Naive members and officers of the unions sometimes have as exaggerated expectations of the intellectual as he has of them. Here is an educated man come to help them. He has been to college and hence knows everything. He knows what is the matter with the world. Give him power and he can do away in a jiffy with poverty and oppression. He has written for a newspaper, and so he can see that the newspapers at last print the workers' side of the case in full. His influential friends can bring pressure to bear on the employer and make him reasonable. They can contribute enormous sums of money for relief funds and benefits.

No intellectual can do these things, most intellectuals cannot do any part of one of them. Here is disillusionment also.


  1. Commenting on the manner in which many intellectuals approach the labor movement. Cedric Long, graduate of Union Theological Seminary, a former organizer for the Amalgamated Textile Workers says:

    "Many young men and women have thrown themselves directly into the labor movement. Some of these have been animated chiefly by the scientific spirit; they have hoboed through the harvest fields and mining districts, worked in the ranks of unskilled labor in factory and mill,—trying to get the 'feel' of life and toil and union activities as the workers at the bottom find them. Others more emotionally sensitive to the injustices in our industrial order, repelled by the callousness and unconscious cruelty of the classes with which they are habitually associated, find themselves driven to cut loose and throw in their lot with the oppressed classes in society. A third group, mere adventurers, join the labor forces in search of new sensations or personal power.

    "No man or woman should lightly make such a leap as this.

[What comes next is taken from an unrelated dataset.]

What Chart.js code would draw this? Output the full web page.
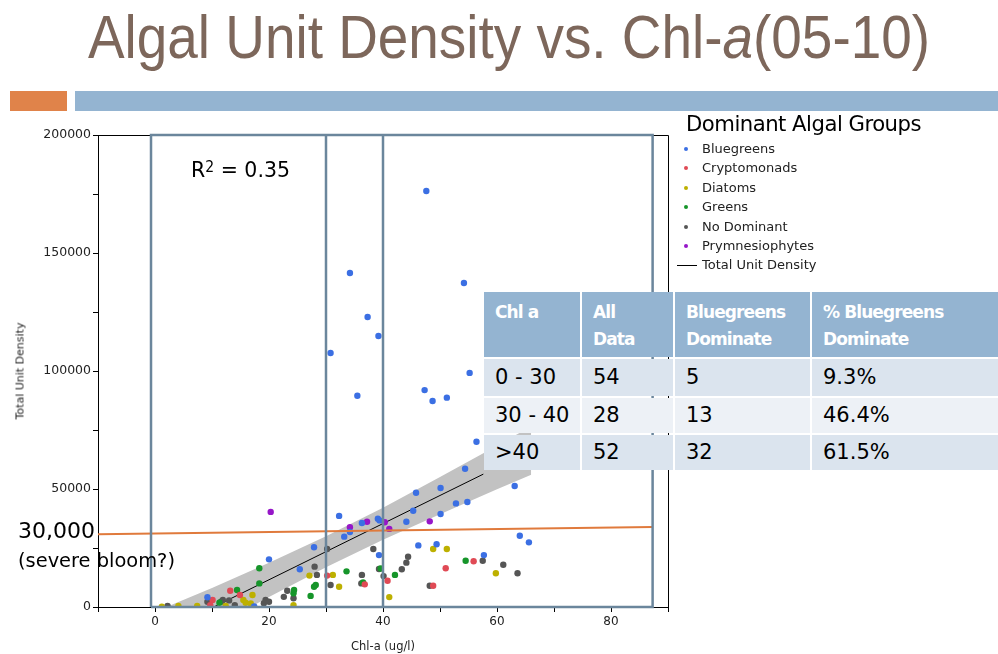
<!DOCTYPE html>
<html><head><meta charset="utf-8">
<script src="https://cdn.jsdelivr.net/npm/chart.js@4"></script>
<style>
html,body{margin:0;padding:0;background:#fff;}
body{width:998px;height:654px;position:relative;overflow:hidden;font-family:"DejaVu Sans",sans-serif;}
#wrap{position:absolute;left:0;top:0;width:998px;height:654px;}
.abs{position:absolute;white-space:nowrap;transform-origin:0 0;display:inline-block;}
#title{left:88px;top:6px;font-family:"Liberation Sans Narrow","Liberation Sans",sans-serif;font-size:62px;line-height:62px;color:#7d675b;}
#title i{font-style:italic;}
.bar{position:absolute;}
#legTitle{left:686px;top:111px;font-size:21px;line-height:26px;color:#000;letter-spacing:-0.5px;}
.legItem{position:absolute;left:702px;font-size:13px;line-height:16px;color:#222;white-space:nowrap;}
.legDot{position:absolute;width:4px;height:4px;border-radius:2px;}
#r2{left:191px;top:156px;font-size:22px;line-height:28px;color:#000;}
#r2 sup{font-size:15px;vertical-align:top;position:relative;top:-3px;}
#t30{left:18px;top:517px;font-size:22px;line-height:28px;color:#000;}
#bloom{left:18px;top:547px;font-size:20px;line-height:26px;color:#000;}
#ytitle{position:absolute;left:20px;top:371px;font-size:11px;color:#222;white-space:nowrap;transform:translate(-50%,-50%) rotate(-90deg);}
.cell{position:absolute;box-sizing:border-box;padding-left:11px;white-space:nowrap;}
.hdr{background:#94b4d1;color:#fff;font-weight:bold;font-size:17px;line-height:27px;padding-top:7px;letter-spacing:-0.9px;}
.dat{color:#000;font-size:21px;}
</style></head>
<body>
<div id="wrap"><canvas id="c" width="998" height="654"></canvas></div>
<div id="title" class="abs">Algal Unit Density vs. Chl-<i>a</i>(05-10)</div>
<div class="bar" style="left:10px;top:91px;width:57px;height:20px;background:#e0834a;"></div>
<div class="bar" style="left:75px;top:91px;width:923px;height:20px;background:#94b4d1;"></div>
<div id="legTitle" class="abs">Dominant Algal Groups</div>
<div id="legend"></div>
<div id="r2" class="abs">R<sup>2</sup> = 0.35</div>
<div id="t30" class="abs">30,000</div>
<div id="bloom" class="abs">(severe bloom?)</div>
<div id="ytitle">Total Unit Density</div>
<div id="table"></div>
<script>
// ---- data ----
const groupNames = ['Bluegreens','Cryptomonads','Diatoms','Greens','No Dominant','Prymnesiophytes'];
const groupColors = ['#3b6fe3','#e04a55','#bdb000','#16952a','#555555','#9616c8'];

const bluegreensChl = [9.2,17.4,20.0,25.4,27.9,30.8,34.2,37.3,39.2,35.5,32.3,33.2,34.2,36.3,39.1,39.4,39.3,47.6,54.2,55.2,47.3,48.7,51.2,56.4,54.4,63.1,45.8,50.1,52.8,54.8,45.3,50.1,44.1,64.0,65.6,46.2,49.4,57.7];
const bluegreensDensity = [4100,200,20200,16000,25300,107600,141500,122900,114800,89500,38600,29800,31800,35600,37400,36700,22000,176300,137300,99200,91900,87300,88700,70000,58600,51300,48400,50400,43900,44500,40800,39400,36100,30200,27400,26100,26600,22000];

const cryptoChl = [9.7,10.1,13.2,14.9,30.2,36.8,40.8,48.8,51.0,55.9];
const cryptoDensity = [800,3000,6900,5100,13300,9600,11100,9000,16400,19400];

const diatomsChl = [1.2,4.1,7.4,12.4,15.5,15.9,16.8,17.1,24.3,27.1,31.2,32.3,41.1,48.8,51.2,59.8];
const diatomsDensity = [100,400,400,400,3000,1800,1500,5100,800,13300,13600,8600,4200,24600,24600,14300];

const greensChl = [11.3,14.4,18.3,18.3,24.3,24.4,27.3,27.9,28.2,33.6,36.5,39.6,42.1,54.5];
const greensDensity = [1800,7200,16400,10000,5800,7200,4700,8600,9300,15100,10400,16300,13600,19600];

const noDomChl = [2.2,9.2,11.6,11.9,13.0,14.0,19.1,19.4,20.0,22.6,23.2,24.3,28.0,28.4,30.2,30.8,36.2,36.3,38.3,39.3,40.1,43.3,44.1,44.4,48.2,57.5,61.1,63.6];
const noDomDensity = [400,2200,2200,3000,2800,800,1600,3000,2200,4300,6900,3700,17100,13600,24600,9300,10000,13600,24600,16100,13100,16000,18800,21300,9000,19600,17900,14300];

const prymChl = [20.3,34.2,37.2,40.3,41.1,48.2];
const prymDensity = [40300,33800,36100,35900,33100,36300];

// regression line and confidence band
const fitChl = [10.3, 57.6];
const fitDensity = [0, 56300];
const bandChl = [0,10,20,30,40,50,60,66];
const bandUpper = [-2000,8000,18800,30000,42100,55100,68300,76600];
const bandLower = [-22600,-8800,4200,16800,28500,39300,49900,56000];

// threshold line (30,000 severe bloom)
const threshChl = [-10, 87.3];
const threshDensity = [30800, 33900];

// box outlines (Chl-a class boundaries)
const boxEdges = [-0.7, 30, 40, 87.3];

// axes
const xMin = -10, xMax = 90, xStep = 10, xLabelEvery = 20;
const yMin = 0, yMax = 200000, yStep = 25000, yLabelEvery = 50000;

// table
const tableHeader = [['Chl a',''],['All','Data'],['Bluegreens','Dominate'],['% Bluegreens','Dominate']];
const tableRanges = ['0 - 30','30 - 40','>40'];
const tableAll = [54,28,52];
const tableBlue = [5,13,32];
const tablePct = ['9.3%','46.4%','61.5%'];

// ---- build ----
const pts = (xs, ys) => xs.map((x,i)=>({x:x, y:ys[i]}));
const groups = [
  [bluegreensChl,bluegreensDensity],[cryptoChl,cryptoDensity],[diatomsChl,diatomsDensity],
  [greensChl,greensDensity],[noDomChl,noDomDensity],[prymChl,prymDensity]
];
const datasets = [];
const boxColor = '#6b869c';
datasets.push({label:'box', data:[{x:boxEdges[0],y:yMin},{x:boxEdges[0],y:yMax},{x:boxEdges[3],y:yMax},{x:boxEdges[3],y:yMin},{x:boxEdges[0],y:yMin}],
  showLine:true, pointRadius:0, borderColor:boxColor, borderWidth:2.5, fill:false, clip:false, order:0});
[boxEdges[1], boxEdges[2]].forEach(e=>{
  datasets.push({label:'div', data:[{x:e,y:yMin},{x:e,y:yMax}], showLine:true, pointRadius:0, borderColor:boxColor, borderWidth:2.5, clip:false, order:0});
});
datasets.push({label:'threshold', data:pts(threshChl, threshDensity), showLine:true, pointRadius:0, borderColor:'#e07a3c', borderWidth:2, clip:false, order:1});
groups.forEach((g,i)=>{
  datasets.push({label:groupNames[i], data:pts(g[0],g[1]), pointRadius:3.2, pointHoverRadius:3.2, pointBorderWidth:0, backgroundColor:groupColors[i], borderColor:groupColors[i], order:2});
});
datasets.push({label:'Total Unit Density', data:pts(fitChl, fitDensity), showLine:true, pointRadius:0, borderColor:'#000', borderWidth:1, order:3});
const upperIdx = datasets.length;
datasets.push({label:'bandU', data:pts(bandChl, bandUpper), showLine:true, pointRadius:0, borderWidth:0, borderColor:'rgba(0,0,0,0)', backgroundColor:'#c2c2c2', fill:upperIdx+1, order:4});
datasets.push({label:'bandL', data:pts(bandChl, bandLower), showLine:true, pointRadius:0, borderWidth:0, borderColor:'rgba(0,0,0,0)', fill:false, order:5});

const framePlugin = {
  id:'frame',
  beforeDatasetsDraw(chart){
    const a = chart.chartArea, c = chart.ctx;
    c.save(); c.strokeStyle='#000'; c.lineWidth=1;
    c.beginPath();
    c.moveTo(Math.round(a.left)+0.5, Math.round(a.top)+0.5);
    c.lineTo(Math.round(a.right)+0.5, Math.round(a.top)+0.5);
    c.lineTo(Math.round(a.right)+0.5, Math.round(a.bottom)+0.5);
    c.stroke(); c.restore();
  }
};

new Chart(document.getElementById('c'), {
  type:'scatter',
  data:{datasets},
  options:{
    responsive:false, animation:false, events:[],
    layout:{padding:{left:0, top:135, right:330, bottom:0}},
    plugins:{legend:{display:false}, tooltip:{enabled:false}},
    scales:{
      x:{type:'linear', min:xMin, max:xMax,
        ticks:{stepSize:xStep, autoSkip:false, maxRotation:0, color:'#222', font:{family:'DejaVu Sans', size:12}, padding:3,
          callback:v=> (v % xLabelEvery === 0) ? String(v) : ''},
        grid:{display:true, drawOnChartArea:false, drawTicks:true, tickLength:5, color:'#000'},
        border:{display:true, color:'#000', width:1},
        title:{display:true, text:'Chl-a (ug/l)', color:'#222', font:{family:'DejaVu Sans', size:11.5}, padding:{top:1,bottom:0}},
        afterFit(s){ s.height = 47; }
      },
      y:{type:'linear', min:yMin, max:yMax,
        ticks:{stepSize:yStep, autoSkip:false, color:'#222', font:{family:'DejaVu Sans', size:12.5}, padding:2,
          callback:v=> (v % yLabelEvery === 0) ? String(v) : ''},
        grid:{display:true, drawOnChartArea:false, drawTicks:true, tickLength:5, color:'#000'},
        border:{display:true, color:'#000', width:1},
        afterFit(s){ s.width = 98; }
      }
    }
  },
  plugins:[framePlugin]
});

// legend
const leg = document.getElementById('legend');
const rowY = [149,168,188,207,227,246,265];
groupNames.forEach((n,i)=>{
  const d = document.createElement('div'); d.className='legDot';
  d.style.left='684px'; d.style.top=(rowY[i]-2)+'px'; d.style.background=groupColors[i];
  leg.appendChild(d);
  const t = document.createElement('div'); t.className='legItem'; t.textContent=n;
  t.style.top=(rowY[i]-8)+'px'; leg.appendChild(t);
});
const ln = document.createElement('div'); ln.style.cssText='position:absolute;left:677px;width:20px;height:1px;background:#000;top:265px;';
leg.appendChild(ln);
const lt = document.createElement('div'); lt.className='legItem'; lt.textContent='Total Unit Density'; lt.style.top=(265-8)+'px'; leg.appendChild(lt);

// table
const tb = document.getElementById('table');
const colL = [484,582,675,812], colW = [96,91,135,186];
const rowT = [292,359,398,435], rowH = [65,37,35,35];
const rowBg = ['#dbe4ee','#edf1f6','#dbe4ee'];
tableHeader.forEach((h,c)=>{
  const d = document.createElement('div'); d.className='cell hdr';
  d.style.cssText += `left:${colL[c]}px;top:${rowT[0]}px;width:${colW[c]}px;height:${rowH[0]}px;`;
  d.innerHTML = h[0] + (h[1] ? '<br>'+h[1] : '');
  tb.appendChild(d);
});
tableRanges.forEach((r,i)=>{
  const vals = [r, tableAll[i], tableBlue[i], tablePct[i]];
  vals.forEach((v,c)=>{
    const d = document.createElement('div'); d.className='cell dat';
    d.style.cssText += `left:${colL[c]}px;top:${rowT[i+1]}px;width:${colW[c]}px;height:${rowH[i+1]}px;line-height:${rowH[i+1]}px;background:${rowBg[i]};`;
    d.textContent = String(v);
    tb.appendChild(d);
  });
});

// fit text widths
function fit(id, w){ const el=document.getElementById(id); const cw=el.getBoundingClientRect().width; el.style.transform=`scaleX(${w/cw})`; }
fit('title', 842); fit('legTitle', 235); fit('r2', 99); fit('t30', 77); fit('bloom', 157);
</script>
</body></html>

Young people easily interpret a love of romance as 'social passion' or the 'scientific spirit'. The labor movement has nothing to give such people, nor can they give anything to the labor movement. However, many genuine leaders in various social and economic movements have first 'found themselves' by making such a plunge as this. Other men and women will get their start in a life of genuine service in the same manner.

    "There are a few 'No Trespass' signs that such people must rigidly observe. Don't take another man's job, either in time of strike or when there are more men than jobs on the market; and do not accept wages that are below the standard wage for that particular class of work. Don't aspire to leadership in a union. When the toil among the rank and file of workers begins to grow monotonous and you feel you are 'fitted for greater spheres of usefulness', it is time to move on to another job or get back into the ranks of the intellectuals. Don't harbor the conviction that you are of great service to the labor movement. You are probably more of a drag than a help; you are merely getting the education which an impossible educational system denied you."